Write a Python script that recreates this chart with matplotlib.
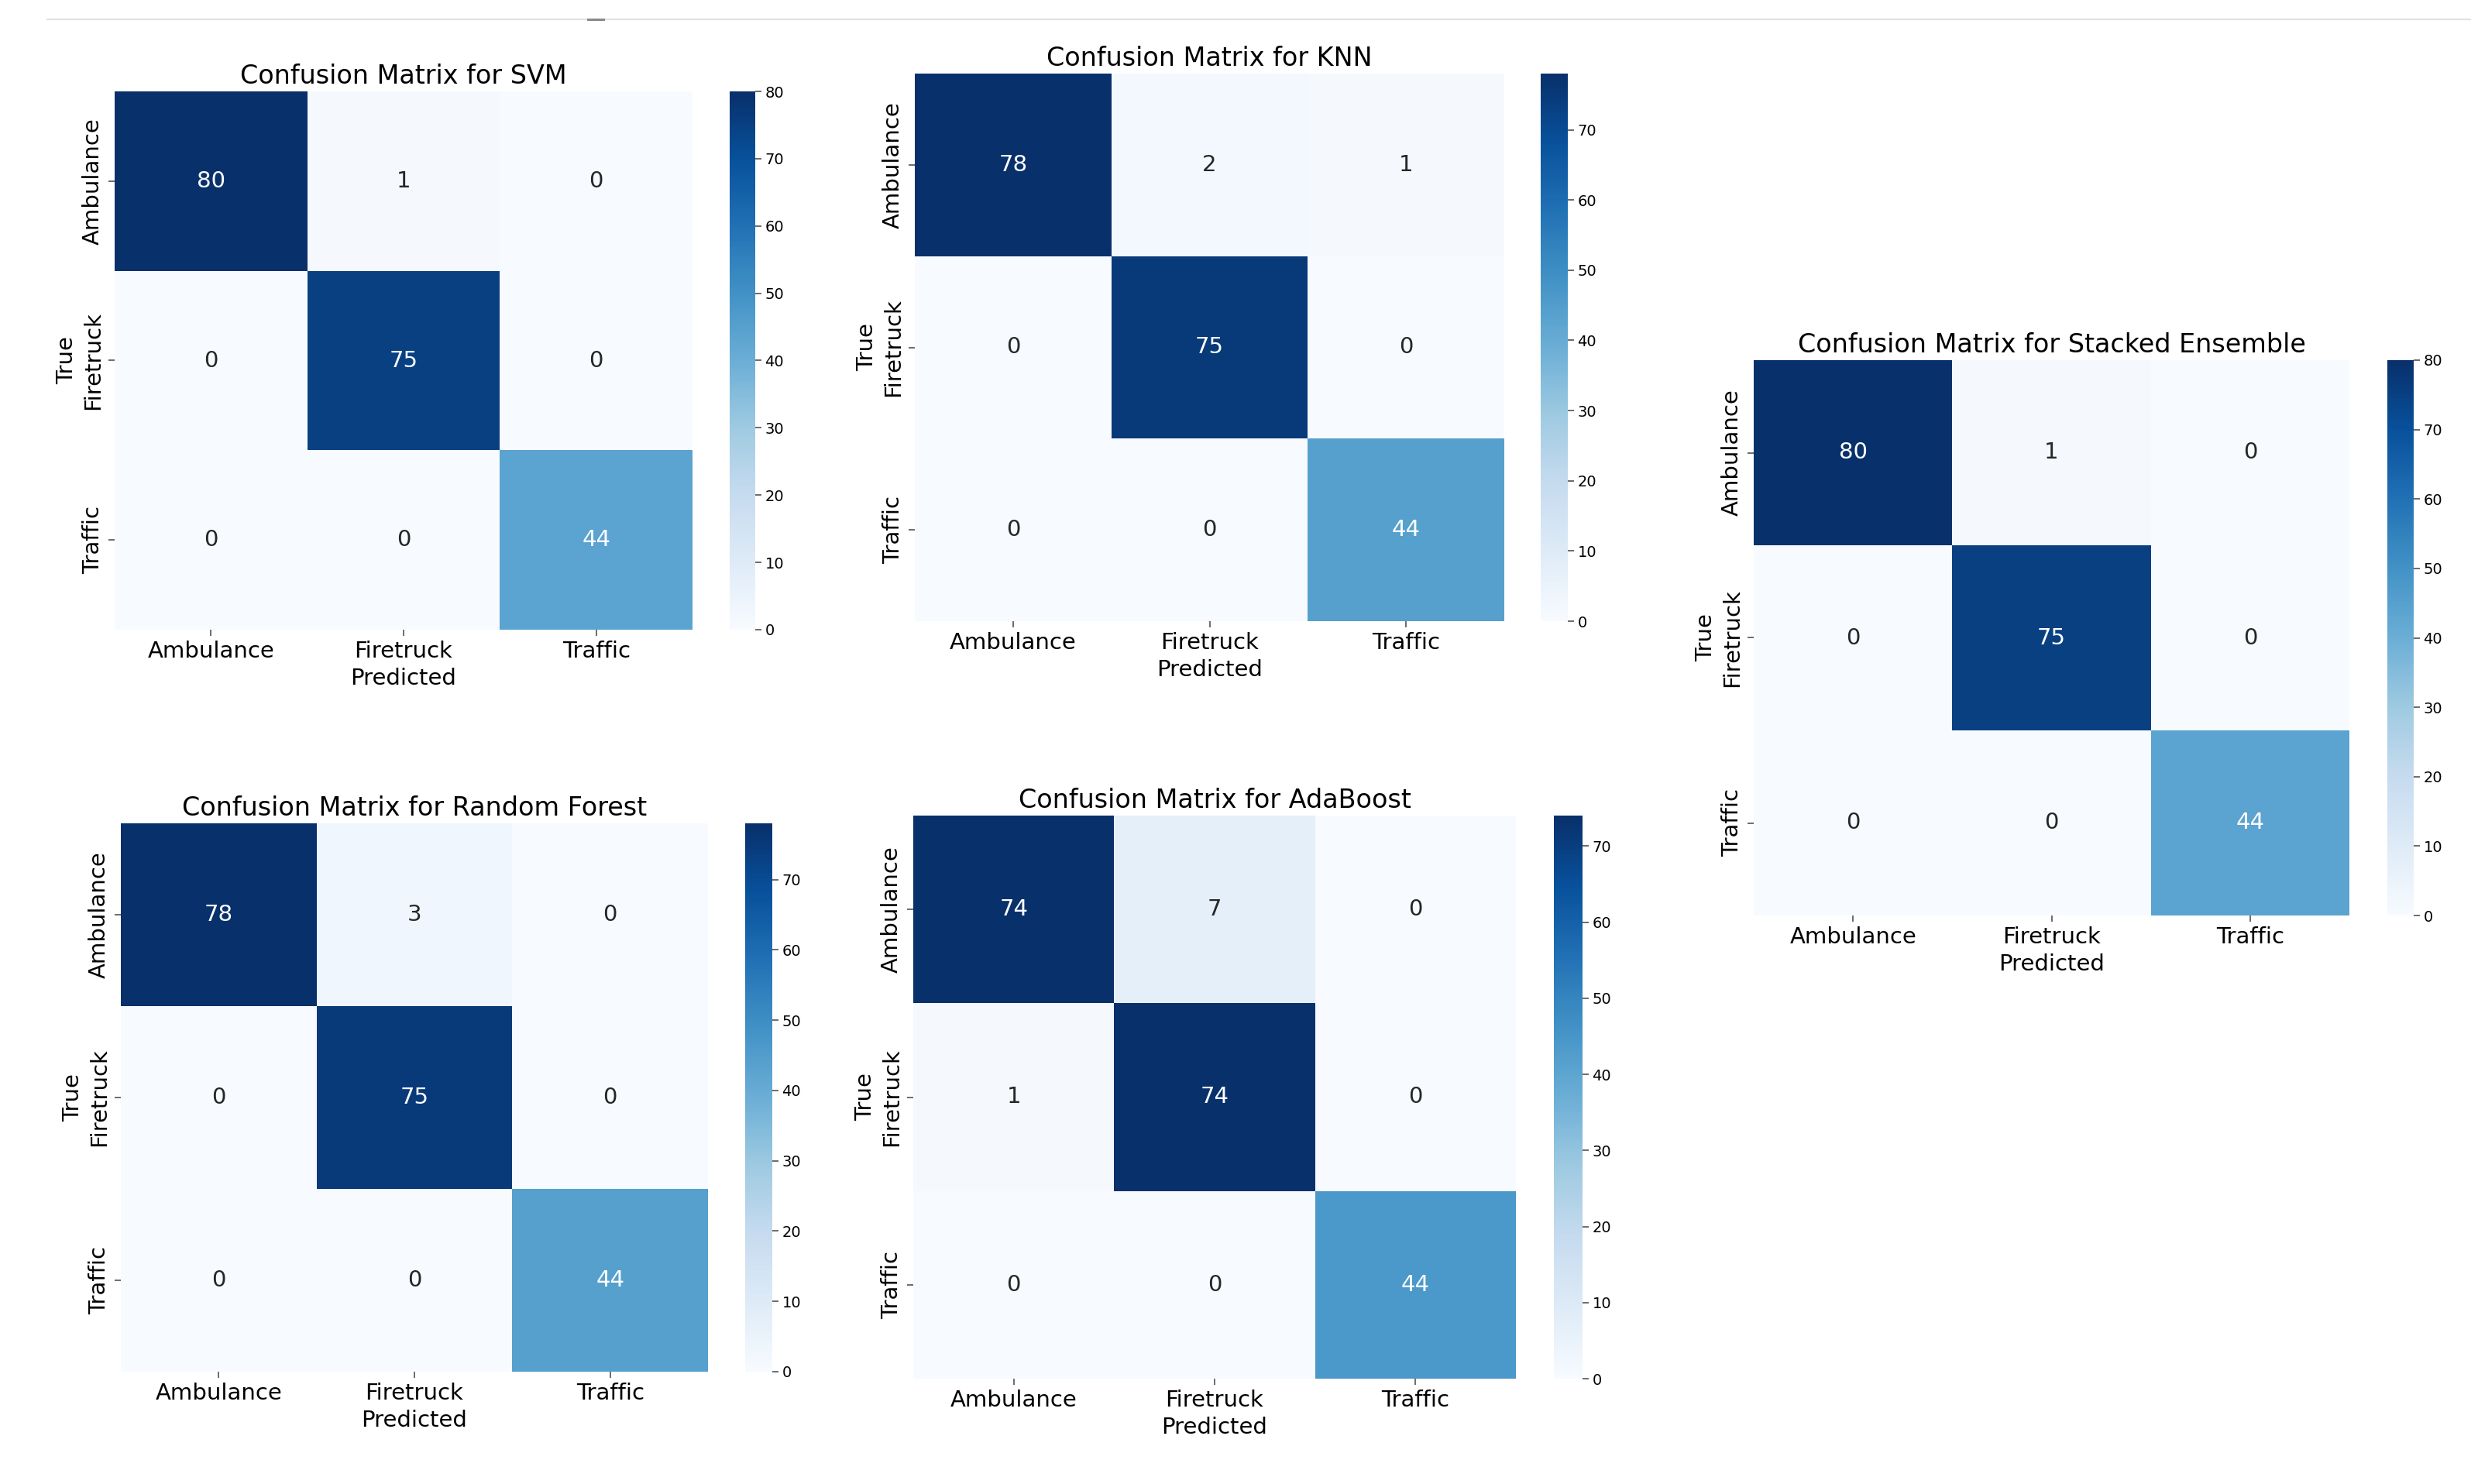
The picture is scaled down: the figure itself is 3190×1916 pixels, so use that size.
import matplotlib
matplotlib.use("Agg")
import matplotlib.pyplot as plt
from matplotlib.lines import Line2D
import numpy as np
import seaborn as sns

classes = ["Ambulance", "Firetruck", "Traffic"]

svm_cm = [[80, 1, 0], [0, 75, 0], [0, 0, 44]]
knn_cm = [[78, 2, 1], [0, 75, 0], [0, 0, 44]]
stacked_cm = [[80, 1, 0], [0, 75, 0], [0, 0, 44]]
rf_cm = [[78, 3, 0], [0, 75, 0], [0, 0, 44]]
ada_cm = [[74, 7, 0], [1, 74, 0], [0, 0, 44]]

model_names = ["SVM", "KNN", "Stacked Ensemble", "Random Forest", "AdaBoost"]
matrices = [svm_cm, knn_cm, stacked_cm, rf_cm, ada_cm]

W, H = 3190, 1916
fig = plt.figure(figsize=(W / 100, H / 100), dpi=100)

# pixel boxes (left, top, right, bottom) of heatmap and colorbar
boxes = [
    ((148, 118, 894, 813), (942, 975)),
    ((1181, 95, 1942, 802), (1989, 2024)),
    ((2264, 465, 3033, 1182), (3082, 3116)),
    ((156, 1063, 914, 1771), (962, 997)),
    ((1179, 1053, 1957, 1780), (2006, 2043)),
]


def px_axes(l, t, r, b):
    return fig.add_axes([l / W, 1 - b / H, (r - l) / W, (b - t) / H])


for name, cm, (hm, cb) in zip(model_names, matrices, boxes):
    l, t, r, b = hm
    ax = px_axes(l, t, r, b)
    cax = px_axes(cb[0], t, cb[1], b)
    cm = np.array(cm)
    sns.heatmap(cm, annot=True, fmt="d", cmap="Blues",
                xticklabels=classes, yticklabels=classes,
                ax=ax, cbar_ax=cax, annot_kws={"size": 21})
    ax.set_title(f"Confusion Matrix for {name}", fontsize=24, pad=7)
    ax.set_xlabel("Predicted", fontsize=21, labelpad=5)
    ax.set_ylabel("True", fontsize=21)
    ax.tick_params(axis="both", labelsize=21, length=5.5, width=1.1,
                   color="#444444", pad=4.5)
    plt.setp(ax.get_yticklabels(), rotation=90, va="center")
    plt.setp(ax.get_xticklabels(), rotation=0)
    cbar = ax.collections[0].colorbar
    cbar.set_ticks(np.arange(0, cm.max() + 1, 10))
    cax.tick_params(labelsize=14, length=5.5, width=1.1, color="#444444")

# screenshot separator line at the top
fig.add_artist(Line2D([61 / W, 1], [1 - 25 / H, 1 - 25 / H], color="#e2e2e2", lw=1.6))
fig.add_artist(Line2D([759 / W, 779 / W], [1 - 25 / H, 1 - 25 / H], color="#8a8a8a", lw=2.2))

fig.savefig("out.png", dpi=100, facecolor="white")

■ Your instructions ■
Reproduce the lines exactly, taking as the first line the one with "The picture is" and as the last line the one with "matrices = [svm_cm, knn_cm, stacked_cm, rf_cm, ada_cm]", and include nothing else.

■ Worked solution ■
The picture is scaled down: the figure itself is 3190×1916 pixels, so use that size.
import matplotlib
matplotlib.use("Agg")
import matplotlib.pyplot as plt
from matplotlib.lines import Line2D
import numpy as np
import seaborn as sns

classes = ["Ambulance", "Firetruck", "Traffic"]

svm_cm = [[80, 1, 0], [0, 75, 0], [0, 0, 44]]
knn_cm = [[78, 2, 1], [0, 75, 0], [0, 0, 44]]
stacked_cm = [[80, 1, 0], [0, 75, 0], [0, 0, 44]]
rf_cm = [[78, 3, 0], [0, 75, 0], [0, 0, 44]]
ada_cm = [[74, 7, 0], [1, 74, 0], [0, 0, 44]]

model_names = ["SVM", "KNN", "Stacked Ensemble", "Random Forest", "AdaBoost"]
matrices = [svm_cm, knn_cm, stacked_cm, rf_cm, ada_cm]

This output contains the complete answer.